More than 400 others who filed sex abuse claims, alleging abuse by religious order priests and nuns, teachers and others the archdiocese does not consider its direct employees, would receive no financial compensation.

The reorganization plan would be financed with a $10.3 million payment by its insurance carriers and a $2 million loan from the cemetery trust. Victims have called that inadequate and insulting.

The archdiocese told Kelley last week that it expects to increase the amount of the money the trust will pay into the plan, but did not specify how much.

The trust would also pay about $2 million annually to the archdiocese to offset the cost of caring for its eight cemeteries.

Trust created in 2007

Then-Milwaukee Archbishop Timothy Dolan created the Catholic Cemetery Perpetual Care Trust in 2007, and in 2008 transferred nearly $57 million into it with the approval of the Vatican and his local finance board. Dolan, now cardinal of New York, had sought Vatican approval, saying the move would provide "an improved protection of these funds from any legal claim or liability."
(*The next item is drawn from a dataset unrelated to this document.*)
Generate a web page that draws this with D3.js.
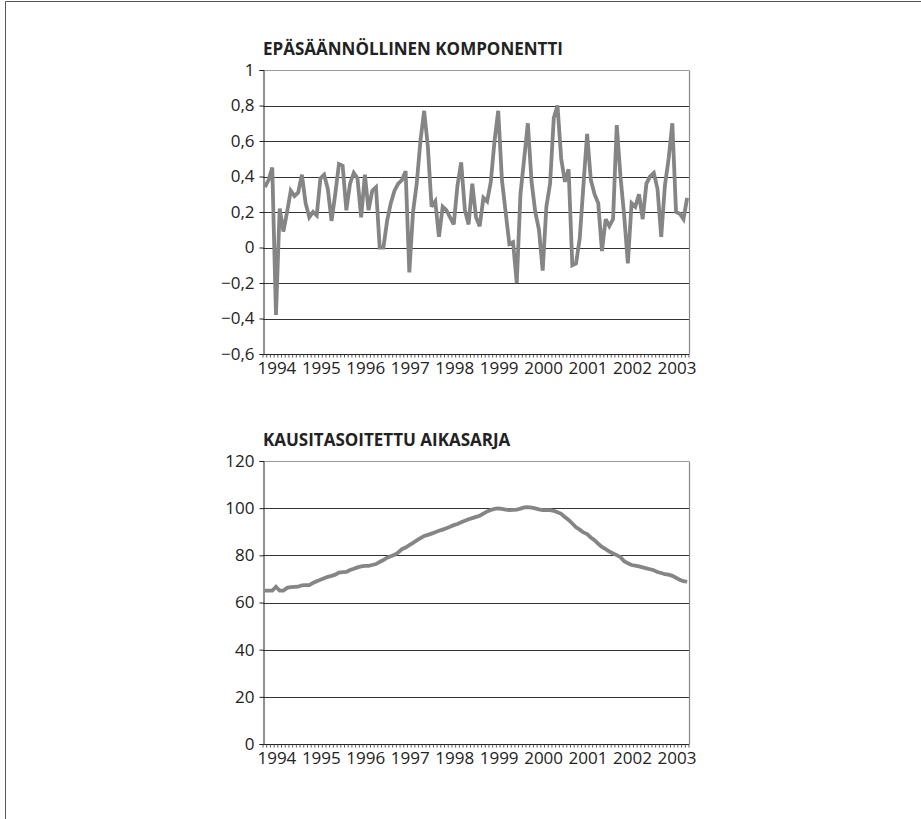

The archdiocese maintains that the funds were always held "in trust" for the care of the archdiocese's cemeteries, and that this new instrument merely formalized that arrangement.

Listecki sued the creditors committee, seeking a ruling that the trust was not an asset of the archdiocese and was off limits for any sexual abuse settlement.

The committee, which is composed of abuse victims but represents all creditors in the bankruptcy, countersued, calling Dolan's action a fraudulent transfer barred by law.

That ultimately led to the appellate court ruling, considered a big win for the creditors.

Kelley has scheduled a November hearing on the new reorganization plan. But other legal battles loom before it can be approved. Among them, whether Kelley has jurisdiction to grant parishes a blanket protection against future lawsuits — a key provision of the archdiocese's plan — and whether the archdiocese must provide its creditors committee with additional documents involving the cemetery trust.